Here is a screen shot of the definition of virtue. Basically, I am using virtue as a commendable or beneficial quality in this next series of posts about the virtues of reading. There is nothing groundbreaking here, IMHO. I just think that even I need to remind myself from time to time WHY I read and why I NEED to read. So, I began to think about what I considered the most commendable or beneficial quality of reading. And I kept coming back to a lecture given by Dick Abrahamson at the outset of his class in children's literature many years ago. When I taught FTF, I always began my children's lit class in the same manner. Before I began talking about criteria and genre and forms and formats, I started with the same question Dick did: why do we share books with kids? So, over the space of the next few posts, I will share that list of 7 virtues of books for children, teens, tweens, and the young at heart (like me). The list of virtues could be endless, I suspect, but I will do my best to focus on 7 virtues.

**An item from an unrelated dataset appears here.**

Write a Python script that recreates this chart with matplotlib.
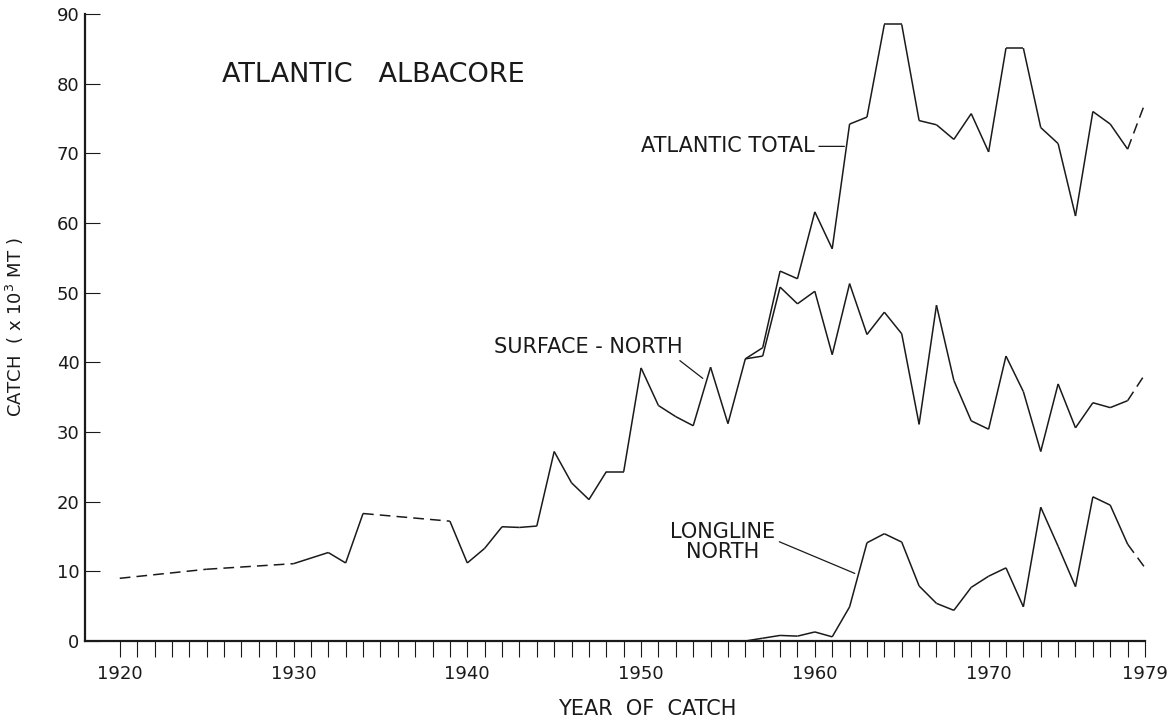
import numpy as np
import matplotlib
matplotlib.use('Agg')
import matplotlib.pyplot as plt

# values in thousand metric tons
surface_years = [1920, 1925, 1930, 1932, 1933, 1934, 1939, 1940, 1941, 1942, 1943, 1944,
                 1945, 1946, 1947, 1948, 1949, 1950, 1951, 1952, 1953, 1954, 1955, 1956,
                 1957, 1958, 1959, 1960, 1961, 1962, 1963, 1964, 1965, 1966, 1967, 1968,
                 1969, 1970, 1971, 1972, 1973, 1974, 1975, 1976, 1977, 1978, 1979]
surface_catch = [9.0, 10.3, 11.1, 12.7, 11.2, 18.3, 17.2, 11.2, 13.3, 16.4, 16.3, 16.5,
                 27.2, 22.7, 20.3, 24.3, 24.3, 39.2, 33.8, 32.2, 30.9, 39.3, 31.2, 40.5,
                 40.9, 50.8, 48.4, 50.2, 41.1, 51.3, 44.0, 47.2, 44.1, 31.1, 48.2, 37.4,
                 31.6, 30.4, 40.9, 35.8, 27.2, 36.9, 30.6, 34.2, 33.5, 34.5, 38.3]
surface_dashed = [(1920, 1930), (1934, 1939), (1978, 1979)]

total_years = list(range(1956, 1980))
total_catch = [40.5, 42.1, 53.1, 52.0, 61.6, 56.3, 74.2, 75.2, 88.5, 88.5, 74.7, 74.1,
               72.0, 75.7, 70.2, 85.1, 85.1, 73.7, 71.4, 61.0, 76.0, 74.2, 70.6, 77.2]
total_dashed = [(1978, 1979)]

longline_years = list(range(1955, 1980))
longline_catch = [0.0, 0.0, 0.4, 0.8, 0.7, 1.3, 0.6, 4.9, 14.1, 15.4, 14.2, 7.9, 5.4,
                  4.4, 7.7, 9.3, 10.5, 4.9, 19.2, 13.6, 7.8, 20.7, 19.5, 13.9, 10.5]
longline_dashed = [(1978, 1979)]

year_labels = [1920, 1930, 1940, 1950, 1960, 1970, 1979]

ink = '#1a1a1a'
plt.rcParams['font.family'] = ['DejaVu Sans']


def draw_series(ax, years, values, dashed):
    # one segment per year step, dashed where the figure shows estimates
    for i in range(len(years) - 1):
        a, b = years[i], years[i + 1]
        is_dash = any(s <= a and b <= e for s, e in dashed)
        ls = (0, (7, 4)) if is_dash else '-'
        ax.plot([a, b], [values[i], values[i + 1]], color=ink, lw=1.1,
                linestyle=ls, solid_joinstyle='miter', solid_capstyle='butt')


fig = plt.figure(figsize=(11.76, 7.23), dpi=100)
ax = fig.add_axes([85 / 1176, 1 - 641 / 723, 1060 / 1176, 627 / 723])

draw_series(ax, surface_years, surface_catch, surface_dashed)
draw_series(ax, total_years, total_catch, total_dashed)
draw_series(ax, longline_years, longline_catch, longline_dashed)

ax.set_xlim(1918, 1979)
ax.set_ylim(0, 90)
for s in ['top', 'right']:
    ax.spines[s].set_visible(False)
for s in ['left', 'bottom']:
    ax.spines[s].set_linewidth(1.6)
    ax.spines[s].set_color(ink)

ax.set_xticks(range(1920, 1980))
ax.set_xticklabels([str(y) if y in year_labels else '' for y in range(1920, 1980)])
ax.set_yticks(range(0, 91, 10))
ax.tick_params(axis='x', direction='out', length=11.5, width=0.8, pad=6,
               labelsize=13, colors=ink)
ax.tick_params(axis='y', direction='in', length=11, width=0.8, pad=4,
               labelsize=13, colors=ink)

ax.set_xlabel('YEAR  OF  CATCH', fontsize=15, color=ink)
ax.xaxis.set_label_coords(0.53, -0.092)
ax.set_ylabel('CATCH  ( x 10$^3$ MT )', fontsize=13, color=ink)
ax.yaxis.set_label_coords(-0.056, 0.5)

ax.text(1925.9, 81.3, 'ATLANTIC   ALBACORE', fontsize=19.5, color=ink,
        ha='left', va='center')

arrow = dict(arrowstyle='-', color=ink, lw=0.9, shrinkA=1, shrinkB=0)
ax.annotate('ATLANTIC TOTAL', xy=(1961.7, 71.0), xytext=(1960.0, 71.0),
            fontsize=15, color=ink, ha='right', va='center', arrowprops=arrow)
ax.annotate('SURFACE - NORTH', xy=(1953.55, 37.7), xytext=(1952.4, 42.2),
            fontsize=15, color=ink, ha='right', va='center',
            arrowprops=dict(arrow, relpos=(0.96, 0.0)))
ax.annotate('LONGLINE\nNORTH', xy=(1962.3, 9.7), xytext=(1954.7, 14.2),
            fontsize=15, color=ink, ha='center', va='center', multialignment='center',
            linespacing=1.0, arrowprops=dict(arrow, relpos=(1.0, 0.55)))

fig.savefig('out.png', dpi=100, facecolor='white')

And I begin with this virtue: reading is FUN! Before all of the other virtues, we need to own up to this. Lifelong readers know this to be true. We read not because we have to read but because we want to read. Falling into a book causes changes in me. As I read, my breathing, heart rate, blood pressure all fluctuate depending on what I am reading. My emotions change as well. I laugh, cry, sigh. I emerge from the book refreshed and renewed and looking forward to the next one and the next one and the next one.

Think about sharing books with infants and toddlers and the delight that ensues. That delight should continue past toddler stage. I can still recall the quiet settling over 8th graders as I read aloud each day after lunch. And the quiet was there when it was time for independent reading every day. Kids brought me books to read so we could talk about them. We discussed how an author could make us sad or happy or angry. I do not think most of my students saw it as "work." It was reading. It was fun.

Are we doing all we can to spread the virtue of FUN?